Some of my personal favourites (i.e. ones I listen to the most without necessarily being the best Beatles tracks, though still all fantastic) would be:

>Helter Skelter
>Happiness Is A Warm Gun
>Rain
>Taxman
>I Want You (She's So Heavy)
>If I Needed Someone
>If I Fell
>For No One
>Get Back
>She Said She Said
>Back in the USSR
>She's Leaving Home
>Hey Bulldog

So many I could name but those come to mind at the moment. Quite simply, The Beatles have the best discography of any recording artist in history. To have pioneered and mastered that many styles of music, with some of the finest lyricism ever seen, and to add their own very distinct personalities to each song is nothing short of incredible. The fact it was all done in less than a decade is staggering. They will never be matched.

As a faggot who mainly listens to metal, I Want You (She's So Heavy)

somebody tell me what is technically fascinating about A Day In The Life.

I know nothing about music but hear people claim it's genius and I'd like to know why.

While My Fuckin' Guitar Gently Weeps

Even if you don't know anything about music you can clearly tell it's a pretty impressive song on all aspects

the thing about day in the life is that you've got to listen to the whole pepper thing, every song set up the mood and the reprise prepares you for what is the final track, the ending song. the first guitar chords, the orchestral arrangement, that dark atmosphere, the middle section, the final piano chord, everything points out to this moment. it went this way at least for me, same for abbey road, both endings are simply beautiful and outstanding

>DON'T PASS ME BY
>DON'T MAKE ME CRY
>DON'T MAKE ME BLUE :'(

It was True Love Waits of its time

It's a "... for its time" sort of deal. Listening to it today, it's not very special at all. Back then, though, the following elements were rare in rock music, if present at all, and were virtually unheard of in pop music:

>transition from penultimate track to the closer, A Day in the Life.
I'm sure other albums had done it before, but it was a new idea to rock music, and using it to string the penultimate and final track makes the song feel that much more conclusive.
>the lyrics.
Sad/dark lyrics were not a grand new idea even to pop music of the time, but these lyrics are really stark and even graphic at times (he blew his mind out in a car).

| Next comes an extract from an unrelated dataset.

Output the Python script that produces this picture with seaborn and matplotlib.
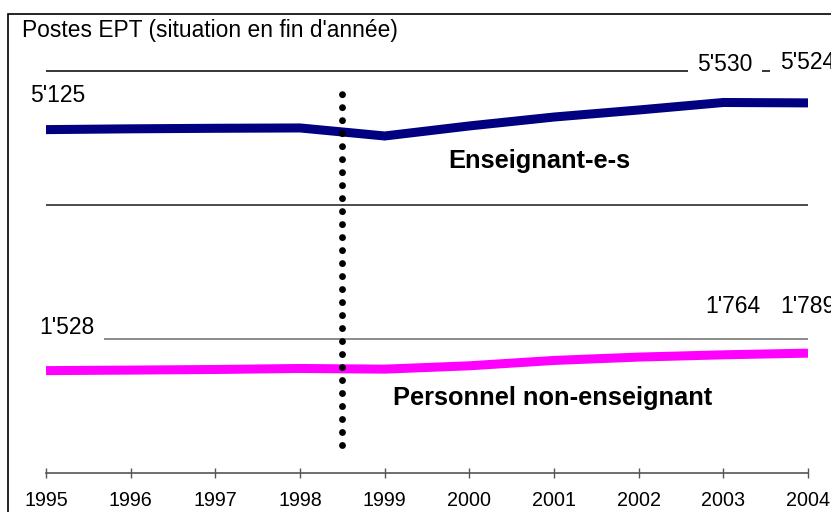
import pandas as pd
import matplotlib.pyplot as plt
import matplotlib.patches as patches
import seaborn as sns

# Valeurs (postes EPT, fin d'année)
years = [1995, 1996, 1997, 1998, 1999, 2000, 2001, 2002, 2003, 2004]
enseignants = [5125, 5137, 5145, 5150, 5030, 5180, 5313, 5418, 5530, 5524]
non_enseignants = [1528, 1536, 1545, 1560, 1550, 1600, 1680, 1730, 1764, 1789]
series_names = ["Enseignant-e-s", "Personnel non-enseignant"]
series_colors = ["#000080", "#FF00FF"]
grid_values = [6000, 4000, 2000]
grid_colors = ["#000000", "#1a1a1a", "#6e6e6e"]
break_year = 1998.5

df = pd.DataFrame({
    "Année": years * 2,
    "EPT": enseignants + non_enseignants,
    "Série": [series_names[0]] * len(years) + [series_names[1]] * len(years),
})

sns.set_theme(style="white")
plt.rcParams["font.family"] = ["Liberation Sans", "DejaVu Sans"]
plt.rcParams["text.color"] = "black"
plt.rcParams["xtick.color"] = "black"

fig = plt.figure(figsize=(8.31, 5.12), dpi=100)
ax = fig.add_axes([46 / 831, 39 / 512, 762 / 831, 469 / 512])

# cadre autour de la figure (coupé à droite et en bas)
fig.patches.append(patches.Rectangle((8 / 831, -0.1), 1.2, (512 - 14) / 512 + 0.1,
                                     transform=fig.transFigure, fill=False,
                                     edgecolor="black", linewidth=1.2, zorder=0))

for val, col in zip(grid_values, grid_colors):
    ax.axhline(val, color=col, linewidth=1.1, zorder=1)

sns.lineplot(data=df, x="Année", y="EPT", hue="Série",
             palette=dict(zip(series_names, series_colors)),
             linewidth=6.5, legend=False, ax=ax, zorder=3)
for line in ax.lines[len(grid_values):]:
    line.set_solid_capstyle("butt")
    line.set_solid_joinstyle("miter")

# ligne pointillée verticale (rupture de série)
ax.plot([break_year, break_year], [418, 5800], color="black", linewidth=5,
        linestyle=(0, (0.001, 1.87)), dash_capstyle="round", zorder=4)

box = dict(facecolor="white", edgecolor="none", pad=7)
num_fs = 16.5
ax.text(1995.14, 5627, "5'125", fontsize=num_fs, ha="center", va="center", zorder=5)
ax.text(2003.02, 6104, "5'530", fontsize=num_fs, ha="center", va="center", bbox=box, zorder=5)
ax.text(2003.67, 6134, "5'524", fontsize=num_fs, ha="left", va="center", bbox=box, zorder=5)
ax.text(1995.25, 2179, "1'528", fontsize=num_fs, ha="center", va="center", bbox=box, zorder=5)
ax.text(2003.11, 2478, "1'764", fontsize=num_fs, ha="center", va="center", zorder=5)
ax.text(2003.67, 2478, "1'789", fontsize=num_fs, ha="left", va="center", zorder=5)

ax.text(1999.75, 4657, series_names[0], fontsize=18.3, fontweight="bold", ha="left", va="center")
ax.text(1999.1, 1119, series_names[1], fontsize=18.3, fontweight="bold", ha="left", va="center")

fig.text(22 / 831, 1 - 31 / 512, "Postes EPT (situation en fin d'année)", fontsize=16.4,
         ha="left", va="center")

ax.set_xlim(1995, 2004)
ax.set_ylim(0, 7000)
ax.set_xticks(years)
ax.set_xticklabels([str(y) for y in years])
ax.set_yticks([])
ax.set_xlabel("")
ax.set_ylabel("")
for side in ["left", "right", "top"]:
    ax.spines[side].set_visible(False)
ax.spines["bottom"].set_color("#555555")
ax.spines["bottom"].set_linewidth(1.2)
ax.tick_params(axis="x", direction="inout", length=7.5, width=1, color="#555555",
               labelcolor="black", labelsize=14.2, pad=9, bottom=True)
ax.patch.set_alpha(0)

fig.savefig("out.png", dpi=100, facecolor="white")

The controversy around the line "I'd love to turn you on" being a pro drug lyric adds even more to the song.
>unconventional structure.
The song is just a string of verses followed by Paul's bit which is basically a completely separate song, followed by more verses then it ends.
>the orchestral section.
Strings weren't an unfamiliar thing by that point, but this string section is extremely dissonant and high unorthodox for its time; the fact that these orchestral bits are used to transition in and out of Paul's bit of the song is just a great touch, and the closing crescendo is an extremely climactic ending.
>the ending.
Speaking of, ending on the huge crash of pianos which slowly fades, then is followed by some weird tape loop shit. Extremely definitive and strange way to end an album, very artistic and thought out compared to most rock albums in the 60s.

cont. in next post

Aside from that, just looking at it from a compositional standpoint, it's chord sequencing is really tight. The key of the song is G major while frequently switching to its relative minor, E minor. The Beatles used parallel minors to varying success, but iirc this is one of their first uses of relative minors. What I find significant about this is that parallel minors are easy to use accidentally but for a group of untrained musicians to use relative minors like the Beatles did on this song is just really impressive.

I also really dig how the drumming is a bit more active up in the final verse even though the tempo is the same, which makes you feel like the song is faster somehow even though it isn't. Could have been a Ringoism that happened to work out well but I like it.

>actual good posts on Cred Forums

am i on mars

you realize that picture is of paul mccartney and brian epstein, not paul mccartney and george martin, right?